**YOUR TASK**
Give back the full listing, character for character, with no pictures.

>>

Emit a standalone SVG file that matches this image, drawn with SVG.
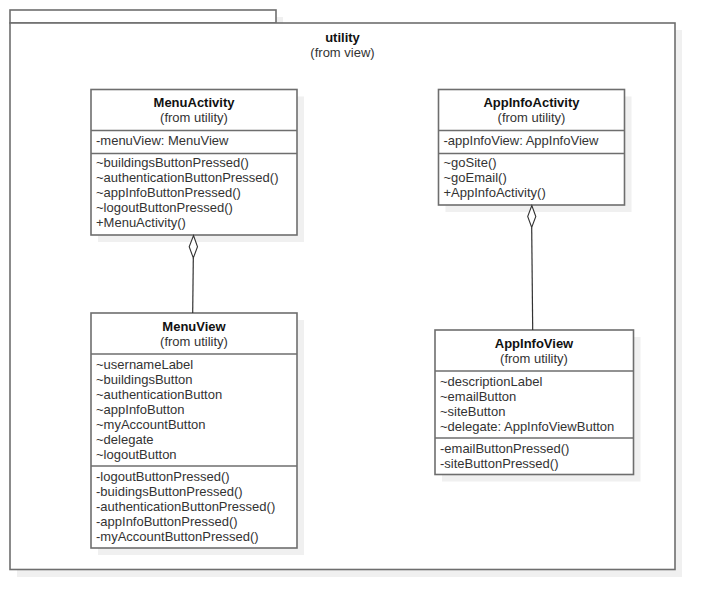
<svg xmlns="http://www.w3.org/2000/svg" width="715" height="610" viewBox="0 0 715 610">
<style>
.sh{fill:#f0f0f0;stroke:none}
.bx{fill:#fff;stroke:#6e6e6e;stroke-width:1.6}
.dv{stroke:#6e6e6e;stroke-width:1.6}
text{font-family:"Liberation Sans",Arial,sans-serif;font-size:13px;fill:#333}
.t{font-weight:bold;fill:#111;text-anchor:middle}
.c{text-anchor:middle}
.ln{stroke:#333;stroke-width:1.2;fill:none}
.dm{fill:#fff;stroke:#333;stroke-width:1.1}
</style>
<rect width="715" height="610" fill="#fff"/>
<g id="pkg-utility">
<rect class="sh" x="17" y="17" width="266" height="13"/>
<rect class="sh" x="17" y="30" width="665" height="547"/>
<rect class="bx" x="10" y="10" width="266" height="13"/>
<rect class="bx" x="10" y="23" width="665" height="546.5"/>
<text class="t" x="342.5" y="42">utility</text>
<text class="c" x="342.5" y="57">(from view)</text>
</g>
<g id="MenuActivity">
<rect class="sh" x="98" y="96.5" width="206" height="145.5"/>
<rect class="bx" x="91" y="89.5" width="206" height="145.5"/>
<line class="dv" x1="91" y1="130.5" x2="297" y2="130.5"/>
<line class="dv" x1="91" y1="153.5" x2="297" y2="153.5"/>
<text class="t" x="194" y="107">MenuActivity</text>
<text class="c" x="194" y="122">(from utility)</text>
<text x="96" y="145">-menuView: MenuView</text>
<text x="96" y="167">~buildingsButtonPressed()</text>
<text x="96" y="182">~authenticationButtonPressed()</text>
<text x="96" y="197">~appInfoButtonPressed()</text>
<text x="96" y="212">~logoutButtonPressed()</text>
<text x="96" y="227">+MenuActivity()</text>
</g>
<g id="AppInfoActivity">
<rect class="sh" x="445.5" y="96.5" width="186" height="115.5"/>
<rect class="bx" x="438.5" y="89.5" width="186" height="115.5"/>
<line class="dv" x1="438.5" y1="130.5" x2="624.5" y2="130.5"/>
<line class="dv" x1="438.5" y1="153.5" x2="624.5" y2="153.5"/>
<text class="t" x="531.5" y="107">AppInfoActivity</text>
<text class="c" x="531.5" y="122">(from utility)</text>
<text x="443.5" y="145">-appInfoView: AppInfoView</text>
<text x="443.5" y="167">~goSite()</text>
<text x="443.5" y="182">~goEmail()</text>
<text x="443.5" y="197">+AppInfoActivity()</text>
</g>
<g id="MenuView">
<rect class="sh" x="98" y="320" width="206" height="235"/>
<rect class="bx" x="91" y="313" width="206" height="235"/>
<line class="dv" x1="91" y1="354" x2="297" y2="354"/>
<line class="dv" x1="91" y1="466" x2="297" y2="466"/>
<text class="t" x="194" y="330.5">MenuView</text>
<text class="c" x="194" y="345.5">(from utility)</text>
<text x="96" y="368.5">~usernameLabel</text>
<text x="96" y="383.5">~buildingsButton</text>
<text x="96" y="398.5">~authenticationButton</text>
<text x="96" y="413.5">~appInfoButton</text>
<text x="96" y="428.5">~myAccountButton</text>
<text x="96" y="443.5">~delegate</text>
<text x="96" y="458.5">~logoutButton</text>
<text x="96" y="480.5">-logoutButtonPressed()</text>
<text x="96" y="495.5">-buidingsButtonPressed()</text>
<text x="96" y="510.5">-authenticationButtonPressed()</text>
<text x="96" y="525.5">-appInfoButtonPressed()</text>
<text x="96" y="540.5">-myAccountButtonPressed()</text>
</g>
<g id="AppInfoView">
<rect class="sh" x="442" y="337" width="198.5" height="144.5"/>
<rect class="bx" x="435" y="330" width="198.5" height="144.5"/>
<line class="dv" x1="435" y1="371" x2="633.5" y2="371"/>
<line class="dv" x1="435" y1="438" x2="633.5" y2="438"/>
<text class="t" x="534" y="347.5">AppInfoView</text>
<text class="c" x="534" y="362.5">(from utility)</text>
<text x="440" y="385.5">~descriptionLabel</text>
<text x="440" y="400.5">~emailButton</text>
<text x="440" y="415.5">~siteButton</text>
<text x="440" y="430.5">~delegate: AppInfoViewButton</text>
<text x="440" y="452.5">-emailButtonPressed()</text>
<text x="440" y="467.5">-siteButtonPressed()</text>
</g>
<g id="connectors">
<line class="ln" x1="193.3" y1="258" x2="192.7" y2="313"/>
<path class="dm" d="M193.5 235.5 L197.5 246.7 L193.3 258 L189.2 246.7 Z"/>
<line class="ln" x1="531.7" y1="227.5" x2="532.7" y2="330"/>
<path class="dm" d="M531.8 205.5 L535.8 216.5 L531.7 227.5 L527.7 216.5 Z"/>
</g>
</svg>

<<

**SOLUTION**
Emit a standalone SVG file that matches this image, drawn with SVG.
<svg xmlns="http://www.w3.org/2000/svg" width="715" height="610" viewBox="0 0 715 610">
<style>
.sh{fill:#f0f0f0;stroke:none}
.bx{fill:#fff;stroke:#6e6e6e;stroke-width:1.6}
.dv{stroke:#6e6e6e;stroke-width:1.6}
text{font-family:"Liberation Sans",Arial,sans-serif;font-size:13px;fill:#333}
.t{font-weight:bold;fill:#111;text-anchor:middle}
.c{text-anchor:middle}
.ln{stroke:#333;stroke-width:1.2;fill:none}
.dm{fill:#fff;stroke:#333;stroke-width:1.1}
</style>
<rect width="715" height="610" fill="#fff"/>
<g id="pkg-utility">
<rect class="sh" x="17" y="17" width="266" height="13"/>
<rect class="sh" x="17" y="30" width="665" height="547"/>
<rect class="bx" x="10" y="10" width="266" height="13"/>
<rect class="bx" x="10" y="23" width="665" height="546.5"/>
<text class="t" x="342.5" y="42">utility</text>
<text class="c" x="342.5" y="57">(from view)</text>
</g>
<g id="MenuActivity">
<rect class="sh" x="98" y="96.5" width="206" height="145.5"/>
<rect class="bx" x="91" y="89.5" width="206" height="145.5"/>
<line class="dv" x1="91" y1="130.5" x2="297" y2="130.5"/>
<line class="dv" x1="91" y1="153.5" x2="297" y2="153.5"/>
<text class="t" x="194" y="107">MenuActivity</text>
<text class="c" x="194" y="122">(from utility)</text>
<text x="96" y="145">-menuView: MenuView</text>
<text x="96" y="167">~buildingsButtonPressed()</text>
<text x="96" y="182">~authenticationButtonPressed()</text>
<text x="96" y="197">~appInfoButtonPressed()</text>
<text x="96" y="212">~logoutButtonPressed()</text>
<text x="96" y="227">+MenuActivity()</text>
</g>
<g id="AppInfoActivity">
<rect class="sh" x="445.5" y="96.5" width="186" height="115.5"/>
<rect class="bx" x="438.5" y="89.5" width="186" height="115.5"/>
<line class="dv" x1="438.5" y1="130.5" x2="624.5" y2="130.5"/>
<line class="dv" x1="438.5" y1="153.5" x2="624.5" y2="153.5"/>
<text class="t" x="531.5" y="107">AppInfoActivity</text>
<text class="c" x="531.5" y="122">(from utility)</text>
<text x="443.5" y="145">-appInfoView: AppInfoView</text>
<text x="443.5" y="167">~goSite()</text>
<text x="443.5" y="182">~goEmail()</text>
<text x="443.5" y="197">+AppInfoActivity()</text>
</g>
<g id="MenuView">
<rect class="sh" x="98" y="320" width="206" height="235"/>
<rect class="bx" x="91" y="313" width="206" height="235"/>
<line class="dv" x1="91" y1="354" x2="297" y2="354"/>
<line class="dv" x1="91" y1="466" x2="297" y2="466"/>
<text class="t" x="194" y="330.5">MenuView</text>
<text class="c" x="194" y="345.5">(from utility)</text>
<text x="96" y="368.5">~usernameLabel</text>
<text x="96" y="383.5">~buildingsButton</text>
<text x="96" y="398.5">~authenticationButton</text>
<text x="96" y="413.5">~appInfoButton</text>
<text x="96" y="428.5">~myAccountButton</text>
<text x="96" y="443.5">~delegate</text>
<text x="96" y="458.5">~logoutButton</text>
<text x="96" y="480.5">-logoutButtonPressed()</text>
<text x="96" y="495.5">-buidingsButtonPressed()</text>
<text x="96" y="510.5">-authenticationButtonPressed()</text>
<text x="96" y="525.5">-appInfoButtonPressed()</text>
<text x="96" y="540.5">-myAccountButtonPressed()</text>
</g>
<g id="AppInfoView">
<rect class="sh" x="442" y="337" width="198.5" height="144.5"/>
<rect class="bx" x="435" y="330" width="198.5" height="144.5"/>
<line class="dv" x1="435" y1="371" x2="633.5" y2="371"/>
<line class="dv" x1="435" y1="438" x2="633.5" y2="438"/>
<text class="t" x="534" y="347.5">AppInfoView</text>
<text class="c" x="534" y="362.5">(from utility)</text>
<text x="440" y="385.5">~descriptionLabel</text>
<text x="440" y="400.5">~emailButton</text>
<text x="440" y="415.5">~siteButton</text>
<text x="440" y="430.5">~delegate: AppInfoViewButton</text>
<text x="440" y="452.5">-emailButtonPressed()</text>
<text x="440" y="467.5">-siteButtonPressed()</text>
</g>
<g id="connectors">
<line class="ln" x1="193.3" y1="258" x2="192.7" y2="313"/>
<path class="dm" d="M193.5 235.5 L197.5 246.7 L193.3 258 L189.2 246.7 Z"/>
<line class="ln" x1="531.7" y1="227.5" x2="532.7" y2="330"/>
<path class="dm" d="M531.8 205.5 L535.8 216.5 L531.7 227.5 L527.7 216.5 Z"/>
</g>
</svg>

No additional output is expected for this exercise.